Across Kabul and other provinces in the country, the white flag of the Taliban has replaced the green, black and red one that flew over government buildings. The swift takeover of the Taliban proves that 20 years after their fall, they are stronger than they have ever been.
But so are Afghan women.
In a nationwide survey conducted by the Asia Foundation from September 2020 to February 2021 involving over 12,000 respondents, over 80 percent said that it is very important to protect women’s rights in a peace deal.
It’s a sentiment many like Aina share, a sense of defiance despite the fear, that is sprouting in some spaces and in hushed conversations.
“I won’t be able to breathe if they don’t allow me to go outside. I can’t be a detainee anymore,” Aina said.
Aina, who does not wear a hijab during her day to day, says she cannot bring herself to change how she dresses, and that another friend she spoke to said she too, would refuse to cover up.
“If they make it compulsory, if they do, they won’t be in power anymore because women will stand against them. They cannot put us in their homes because one part of society will be paralysed if they don’t allow us to work. This community needs [us]. It’s too difficult.”
Taha too insisted she is not ready to let the life she knows go. “I’m 22 years old. I want free speech, free education and freedom to go wherever I want.”
This smidgeon of rebellion, it appears, is giving way to something powerful: hope.

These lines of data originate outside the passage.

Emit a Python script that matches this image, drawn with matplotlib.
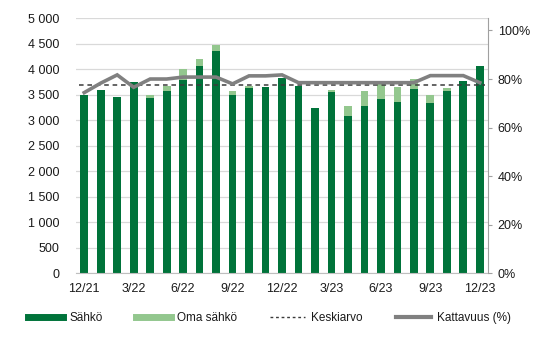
import matplotlib
matplotlib.use('Agg')
import matplotlib.pyplot as plt
from matplotlib.lines import Line2D
from matplotlib.ticker import FuncFormatter
import numpy as np

plt.rcParams['font.family'] = ['Liberation Sans', 'DejaVu Sans']

# Months 12/21 .. 12/23
months = ['12/21', '1/22', '2/22', '3/22', '4/22', '5/22', '6/22', '7/22', '8/22',
          '9/22', '10/22', '11/22', '12/22', '1/23', '2/23', '3/23', '4/23', '5/23',
          '6/23', '7/23', '8/23', '9/23', '10/23', '11/23', '12/23']
sahko = [3500, 3590, 3460, 3760, 3430, 3575, 3790, 4065, 4360, 3500, 3630, 3645,
         3820, 3670, 3235, 3550, 3085, 3280, 3420, 3360, 3615, 3345, 3575, 3770, 4065]
oma_sahko = [0, 0, 0, 0, 70, 105, 215, 135, 115, 65, 45, 0,
             0, 0, 0, 45, 200, 300, 355, 290, 190, 150, 50, 0, 0]
kattavuus = [74.4, 78.3, 81.7, 76.6, 80.0, 80.0, 80.8, 80.8, 80.8, 78.0, 81.3, 81.3,
             81.7, 78.5, 78.5, 78.5, 78.5, 78.5, 78.5, 78.5, 78.5, 81.4, 81.4, 81.4, 78.5]
keskiarvo = 3690
tick_labels = ['12/21', '3/22', '6/22', '9/22', '12/22', '3/23', '6/23', '9/23', '12/23']

dark_green = '#00733a'
light_green = '#93c78e'
line_grey = '#808080'
text_col = '#1a1a1a'

fig = plt.figure(figsize=(5.37, 3.41), dpi=100)
ax = fig.add_axes([0.1415, 0.1985, 0.7673, 0.7478])

x = np.arange(len(months))
ax.bar(x, sahko, width=0.47, color=dark_green, zorder=2)
ax.bar(x, oma_sahko, width=0.47, bottom=sahko, color=light_green, zorder=2)
ax.plot([-0.3, len(months) - 0.7], [keskiarvo, keskiarvo], ls=(0, (3, 2.5)),
        color='#3a3a3a', lw=1.1, zorder=3)

ax.set_xlim(-0.5, len(months) - 0.5)
ax.set_ylim(0, 5000)
ax.set_yticks(np.arange(0, 5001, 500))
ax.yaxis.set_major_formatter(FuncFormatter(lambda v, p: f'{int(v):,}'.replace(',', ' ')))
ax.grid(axis='y', color='#d9d9d9', lw=0.9, zorder=0)
ax.set_axisbelow(True)
ax.set_xticks(x[::3])
ax.set_xticklabels(tick_labels)
ax.tick_params(axis='both', length=0, labelsize=9, colors=text_col, pad=7)
ax.tick_params(axis='y', pad=12)
for s in ['top', 'left', 'right']:
    ax.spines[s].set_visible(False)
ax.spines['bottom'].set_color('#bfbfbf')

ax2 = ax.twinx()
ax2.plot(x, kattavuus, color=line_grey, lw=2.6, zorder=4, solid_joinstyle='miter')
ax2.set_ylim(0, 105)
ax2.set_yticks(np.arange(0, 101, 20))
ax2.yaxis.set_major_formatter(FuncFormatter(lambda v, p: f'{int(v)}%'))
ax2.tick_params(axis='y', length=3, color='#a0a0a0', labelsize=9, labelcolor=text_col, pad=4)
for s in ['top', 'left', 'bottom']:
    ax2.spines[s].set_visible(False)
ax2.spines['right'].set_color('#a0a0a0')

handles = [
    Line2D([], [], color=dark_green, lw=5),
    Line2D([], [], color=light_green, lw=5),
    Line2D([], [], color='#3a3a3a', lw=1, ls=(0, (2, 2))),
    Line2D([], [], color=line_grey, lw=3),
]
labels = ['Sähkö', 'Oma sähkö', 'Keskiarvo', 'Kattavuus (%)']
fig.legend(handles, labels, loc='center', bbox_to_anchor=(0.502, 0.067), ncol=4,
           frameon=False, fontsize=8.5, handlelength=3.0, handletextpad=0.5,
           columnspacing=2.8, labelcolor=text_col)

fig.savefig('out.png', dpi=100)
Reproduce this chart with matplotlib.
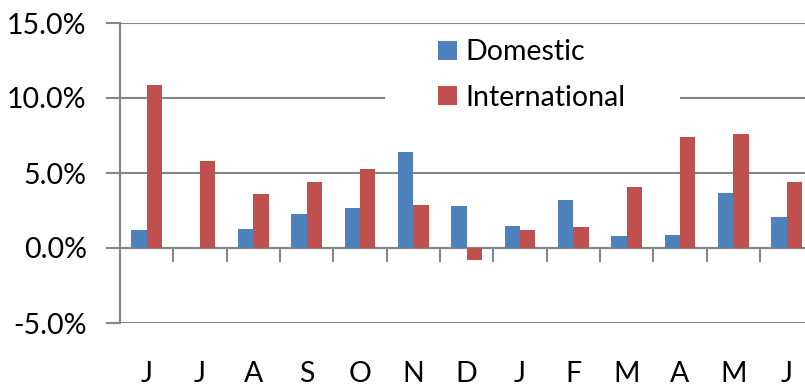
import matplotlib
matplotlib.use("Agg")
import matplotlib.pyplot as plt
from matplotlib.patches import Patch, Rectangle
from matplotlib.ticker import FuncFormatter

months = ["J", "J", "A", "S", "O", "N", "D", "J", "F", "M", "A", "M", "J"]
domestic = [1.2, 0.0, 1.3, 2.3, 2.7, 6.4, 2.8, 1.5, 3.2, 0.8, 0.9, 3.7, 2.1]
international = [10.9, 5.8, 3.6, 4.4, 5.3, 2.9, -0.8, 1.2, 1.4, 4.1, 7.4, 7.6, 4.4]
yticks = [-5.0, 0.0, 5.0, 10.0, 15.0]

BLUE = "#4F81BD"
RED = "#C0504D"
GRID = "#868686"
FONT = ["Lato", "DejaVu Sans"]
FS = 20.5

plt.rcParams['font.family'] = FONT

W, H = 805, 386
fig = plt.figure(figsize=(W / 100, H / 100), dpi=100)
ax = fig.add_axes([120 / W, 63 / H, 693.3 / W, 300 / H])

x = list(range(len(months)))
bw = 0.2875
ax.bar([i - bw / 2 for i in x], domestic, width=bw, color=BLUE,
       linewidth=0, zorder=3, label="Domestic")
ax.bar([i + bw / 2 for i in x], international, width=bw, color=RED,
       linewidth=0, zorder=3, label="International")

ax.set_xlim(-0.5, len(months) - 0.5)
ax.set_ylim(yticks[0], yticks[-1])
ax.set_yticks(yticks)
ax.yaxis.set_major_formatter(FuncFormatter(lambda v, p: f"{v:.1f}%"))
ax.yaxis.grid(True, color=GRID, linewidth=1.5, zorder=0)
ax.set_axisbelow(True)
ax.tick_params(axis="y", length=10, width=1.5, color=GRID, labelsize=FS, pad=14)

for s in ["top", "right", "bottom"]:
    ax.spines[s].set_visible(False)
ax.spines["left"].set_color(GRID)
ax.spines["left"].set_linewidth(1.5)

# category labels at bottom
ax.set_xticks(x)
ax.set_xticklabels(months, fontsize=FS)
ax.tick_params(axis="x", length=0, pad=27)

# zero axis with boundary ticks
sec = ax.secondary_xaxis((0 - yticks[0]) / (yticks[-1] - yticks[0]))
sec.set_xticks([i + 0.5 for i in x])
sec.set_xticklabels([])
sec.tick_params(axis="x", length=10, width=1.5, color=GRID)
sec.spines["bottom"].set_color(GRID)
sec.spines["bottom"].set_linewidth(1.5)

# legend background
ax.add_patch(Rectangle((385 / W, 1 - 32 / H), (680 - 385) / W, -(118 - 32) / H,
                       transform=fig.transFigure, facecolor="white",
                       edgecolor="none", zorder=4))
handles = [Patch(facecolor=BLUE), Patch(facecolor=RED)]
leg = ax.legend(handles, ["Domestic", "International"], loc="upper left",
                bbox_to_anchor=(438 / W, 1 - 39.5 / H), bbox_transform=fig.transFigure,
                frameon=False, fontsize=FS, handlelength=0.65, handleheight=0.65,
                handletextpad=0.3, labelspacing=0.68, borderpad=0, borderaxespad=0)
leg.set_zorder(5)

fig.savefig("out.png", dpi=100)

“I feel like I’m in a tunnel. Not really dark, but I can’t see any bright light either. I don’t know how long the tunnel is,” Taha said. “But let’s not lose hope.”
Aina is as adamant. “I don’t want to change myself. I don’t want to do whatever they want me to do,” she said, adding she is still hopeful the international community will help Afghan women.
“Many things have changed. We are not the women of the 90s. They did not have access to technology, to social media, the internet. But now we’ve seen all these things,” she said. “We’ve explored all these things and we won’t allow it.”
Names of the women have been changed to protect their identity.